Sainte-Beuve, Nouveaux lundis,t. 4, 1863-69, p. 82. Rem. Enchanteur ainsi que mage appartiennent à la lang. littér. où ils fonctionnent à côté de magicien sans pour autant être de simples substituts de ce dernier. Au mage est attachée traditionnellement une dignité que ce personnage tire d'un vaste et profond savoir. Dans la représentation de l'enchanteur dominent plutôt les traits d'une prestance phys. qui en impose et du pouvoir d'illusionner les mortels par des prestiges. À sorcier est dévolue une valeur péj. en raison du pacte que ce personnage est censé avoir lié avec le diable et du caractère maléfique de ses pouvoirs. 2. [Déterminé par un nom propre qui identifie le personnage] L'enchanteur Merlin, l'enchanteresse Armide, Merlin l'Enchanteur. La fille du soleil, Circé, l'enchanteresse qui change les hommes en bêtes, c'est la puissance redoutable et sinistre qui dégrade et asservit les âmes par l'attrait magique de la volupté (Ménard, Rêv. païen,1876, p. 89). 3. [Suivi d'un compl. précisant l'obj. qu'affecte le charme] Rare. Enchanteur de serpents (cf. Montherl., Démon bien, 1937, p. 1340), variante de charmeur de serpents. B.− P. anal. Homme, femme dont un trait pertinent dans le caractère, les dons, les attitudes, évoque un enchanteur : 2. À cette époque, j'entendais parfois des catholiques affirmer que les ballets russes étaient l'œuvre du démon et l'on comprend ce qu'ils voulaient dire, mais les ballets d'hier soir les auraient pleinement rassurés, car il est assez clair que le vieil enchanteur [Diaghilew] ne s'y intéresse plus.

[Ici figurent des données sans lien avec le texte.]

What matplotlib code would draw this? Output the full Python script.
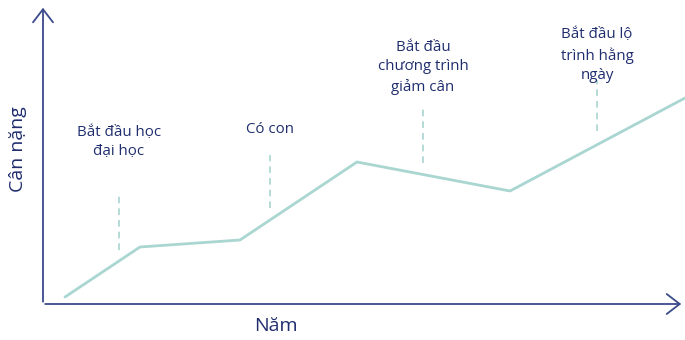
import matplotlib
matplotlib.use("Agg")
import matplotlib.pyplot as plt

# Data (x: horizontal position, y: weight level, in chart units)
line_x = [65, 140, 240, 357, 510, 685]
line_y = [43, 93, 100, 178, 149, 242]

events = ["Bắt đầu học\nđại học", "Có con", "Bắt đầu\nchương trình\ngiảm cân",
          "Bắt đầu lộ\ntrình hằng\nngày"]
event_x = [119, 270, 423, 597]
event_y0 = [90, 132, 177, 209]
event_y1 = [147, 185, 233, 260]
label_y = [215, 218, 300, 313]

x_label = "Năm"
y_label = "Cân nặng"

NAVY = "#1f2d6e"
AXIS = "#3b4a8c"
TEAL = "#a9d6d1"

fig = plt.figure(figsize=(6.85, 3.4), dpi=100)
ax = fig.add_axes([0, 0, 1, 1])
ax.set_xlim(0, 685)
ax.set_ylim(0, 340)
ax.axis("off")

# axes arrows
astyle = "->,head_length=0.47,head_width=0.36"
ax.annotate("", xy=(43, 335), xytext=(43, 35.5),
            arrowprops=dict(arrowstyle=astyle, color=AXIS, lw=1.3, mutation_scale=20))
ax.annotate("", xy=(684, 36), xytext=(42.4, 36),
            arrowprops=dict(arrowstyle=astyle, color=AXIS, lw=1.3, mutation_scale=20))

ax.plot(line_x, line_y, color=TEAL, lw=2, solid_capstyle="round")

for lab, x, y0, y1, ly in zip(events, event_x, event_y0, event_y1, label_y):
    ax.plot([x, x], [y0, y1], color=TEAL, lw=1.2, ls=(0, (4, 3)))
    ax.text(x, ly, lab, ha="center", va="top", color=NAVY, fontsize=10.8,
            family="Open Sans", linespacing=1.4)

ax.text(276, 14, x_label, ha="center", va="center", color=NAVY, fontsize=14,
        family="Open Sans")
ax.text(18, 191, y_label, ha="center", va="center", color=NAVY, fontsize=14,
        family="Open Sans", rotation=90)

fig.savefig("out.png", dpi=100)
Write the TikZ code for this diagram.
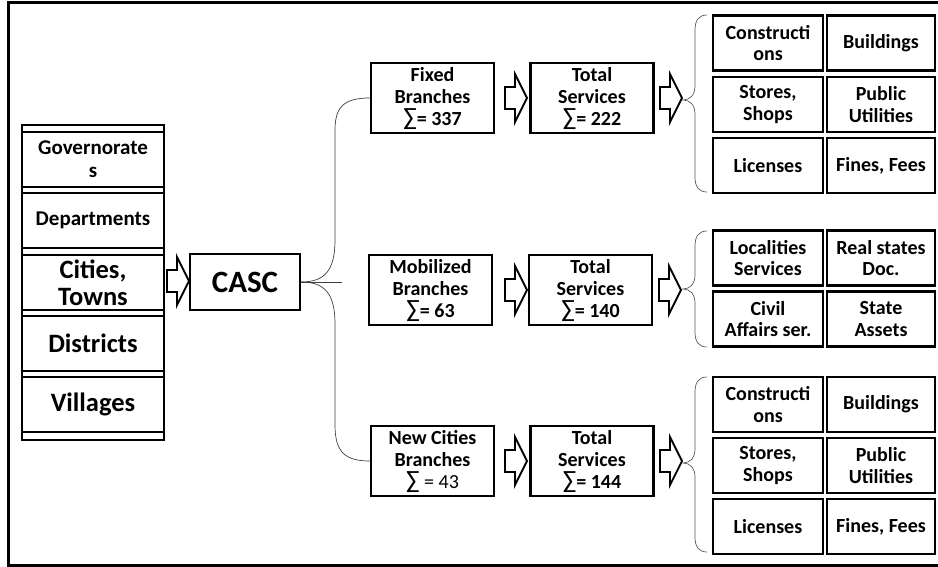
\documentclass[tikz,border=0pt]{standalone}
\usepackage{fontspec}
\setmainfont{Carlito}
\newcommand\blkarrow[2]{\draw[barrow] (#1,#2-11) -- (#1+10,#2-11) -- (#1+10,#2-24) -- (#1+22,#2) -- (#1+10,#2+24) -- (#1+10,#2+11) -- (#1,#2+11) -- cycle;}
\newcommand\grpbrace[3]{\draw[brace] (707,#1) .. controls (699,#1) and (695,#1+5) .. (695,#1+15) -- (695,#2-14) .. controls (695,#2-5) and (690,#2) .. (683,#2) .. controls (690,#2) and (695,#2+5) .. (695,#2+14) -- (695,#3-15) .. controls (695,#3-5) and (699,#3) .. (707,#3);}
\newcommand\sumsym{{\mdseries\fontsize{25}{22}\selectfont ∑}}
\begin{document}
\begin{tikzpicture}[x=1pt,y=-1pt,
  box/.style={draw, line width=2.4pt, fill=white, align=center, inner sep=0pt,
    font=\bfseries\fontsize{20}{21.5}\selectfont},
  lvl/.style={box, minimum width=142pt, minimum height=55pt, font=\bfseries\fontsize{21}{23}\selectfont},
  biglvl/.style={lvl, font=\bfseries\fontsize{26.5}{27}\selectfont},
  br/.style={box, minimum width=123pt, minimum height=70pt, font=\bfseries\fontsize{20}{22}\selectfont},
  svc/.style={box, minimum width=110pt, minimum height=55pt},
  svcb/.style={box, minimum width=108pt, minimum height=55pt},
  link/.style={draw=black!75, line width=0.7pt},
  brace/.style={draw=black!65, line width=0.7pt},
  barrow/.style={draw, line width=1.8pt, fill=white, line join=miter},
  frame/.style={line width=3pt}]
\useasboundingbox (0,0) rectangle (938,567);
\fill[white] (0,0) rectangle (938,567);
% frame
\draw[frame] (938,3) -- (8.5,3) -- (8.5,565) -- (938,565);
% left stack
\draw[line width=2.4pt] (22,125) rectangle (164,440);
\node[lvl] (gov) at (93,159.5) {Governorate\\s};
\node[lvl] (dep) at (93,220.5) {Departments};
\node[biglvl] (cit) at (93,282.5) {Cities,\\Towns};
\node[biglvl] (dis) at (93,343.5) {Districts};
\node[biglvl] (vil) at (93,404.5) {Villages};
% CASC
\blkarrow{167}{281}
\node[box, minimum width=110pt, minimum height=56pt, font=\bfseries\fontsize{31}{34}\selectfont] (casc) at (245,282) {CASC};
% branches
\node[br] (fix) at (432.5,98) {Fixed\\Branches\\\sumsym= 337};
\node[br] (ts1) at (592,98) {Total\\Services\\\sumsym= 222};
\node[br] (mob) at (430.5,290) {Mobilized\\Branches\\\sumsym= 63};
\node[br] (ts2) at (590.5,290) {Total\\Services\\\sumsym= 140};
\node[br] (new) at (432.5,461) {New Cities\\Branches\\\sumsym{\mdseries{} = 43}};
\node[br] (ts3) at (592,461) {Total\\Services\\\sumsym= 144};
\blkarrow{505}{98}
\blkarrow{660}{98}
\blkarrow{505}{290}
\blkarrow{659}{290}
\blkarrow{505}{461}
\blkarrow{660}{461}
% links
\coordinate (mend) at (342,282);
\draw[link] (casc.east) .. controls (325,282) and (335,270) .. (335,240) -- (335,130) .. controls (335,106) and (345,98) .. (fix.west);
\draw[link] (casc.east) -- (mend);
\draw[link] (casc.east) .. controls (325,282) and (335,294) .. (335,324) -- (335,425) .. controls (335,452) and (345,461) .. (new.west);
% braces
\grpbrace{15}{100}{192}
\grpbrace{231}{289}{347}
\grpbrace{377}{463}{552}
% top grid
\node[svc] (a1) at (768,43) {Constructi\\ons};
\node[svcb] (a2) at (881,43) {Buildings};
\node[svc] (a3) at (768,104.5) {Stores,\\Shops};
\node[svcb] (a4) at (881,104.5) {Public\\Utilities};
\node[svc] (a5) at (768,165.5) {Licenses};
\node[svcb] (a6) at (881,165.5) {Fines, Fees};
% middle grid
\node[svc] (b1) at (768,258) {Localities\\Services};
\node[svcb] (b2) at (881,258) {Real states\\Doc.};
\node[svc] (b3) at (768,319) {Civil\\Affairs ser.};
\node[svcb] (b4) at (881,319) {State\\Assets};
% bottom grid
\node[svc] (c1) at (768,404.5) {Constructi\\ons};
\node[svcb] (c2) at (881,404.5) {Buildings};
\node[svc] (c3) at (768,465.5) {Stores,\\Shops};
\node[svcb] (c4) at (881,465.5) {Public\\Utilities};
\node[svc] (c5) at (768,526.5) {Licenses};
\node[svcb] (c6) at (881,526.5) {Fines, Fees};
\end{tikzpicture}
\end{document}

Green, Journal,1945, p. 237. − P. plaisant. Angélique, en sueur dans les fumées de cuisine, un madras autour de la tête, superbe enchanteresse, tenait la poêle dont, pour ne pas se brûler les doigts, elle avait emmailloté la queue dans un mouchoir de dentelle (Morand, Homme pressé,1941, p. 62). C.− P. ext. Homme, femme dont le charme captivant s'exerce irrésistiblement sur un être. Belle enchanteresse. Je crois que vous êtes un grand enchanteur, car il est impossible de ne pas faire ce que vous voulez (Musset, Quenouille Barb.,1840, II, 3, p. 310): 3. Elle [madame Elliott] a été galante, elle a été légère, elle a ébloui les yeux des princes et de ceux qui sont devenus rois; elle n'a pas cru qu'on dût résister à la magie de sa beauté (...) elle a obéi à cette destinée d'enchanteresse comme à une volonté de la nature et du sang...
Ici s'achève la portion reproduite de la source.